Orange Poland, Nokia report 1.5-Tbps superchannel transmission
Orange and Nokia say they have combined to transmit a 1.5-Tbps superchannel over 870 km of Orange Poland's fiber-optic network. The superchannel, which comprised six carriers of 250 Gbps each, ran between Warsaw and Wroclaw and consumed 300 GHz of spectrum. The bandwidth/distance combination represents a new benchmark, the collaborators say.
The fiber-optic link featured a flexible-grid infrastructure and standard erbium-doped fiber amplification (EDFA) applied to 20-dB spans of standard single-mode fiber. A real-time transponder used in the trial demonstrated a spectral efficiency of 5 bits/Hz with the 250-Gbps carriers in 50 GHz using the 16QAM modulation format.
Orange and Nokia say the links could have supported 24 Tbps if 96-channel EDFAs were used.

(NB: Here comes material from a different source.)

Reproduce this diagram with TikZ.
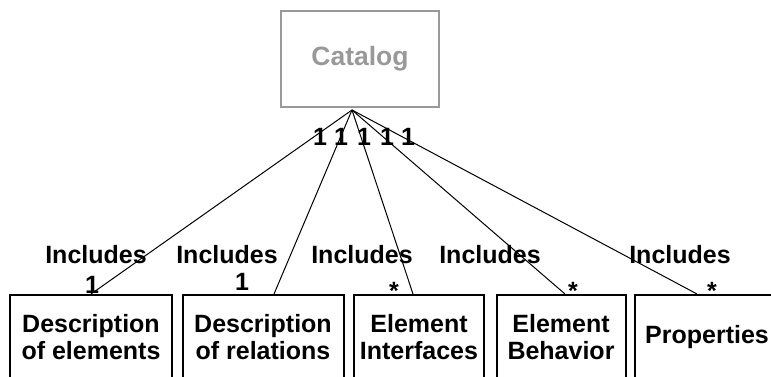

"This ground-breaking milestone will be the basis for faster networks and a better user experience for our customers," said Christian Gacon, vice president in charge of Orange's transport networks. "Bandwidth demands are continuing to skyrocket, but we also need to keep our infrastructure costs in check. Reaching these new heights in optical transmission proves we can meet bandwidth demand while maintaining the lowest cost per bit so our business can continue to flourish."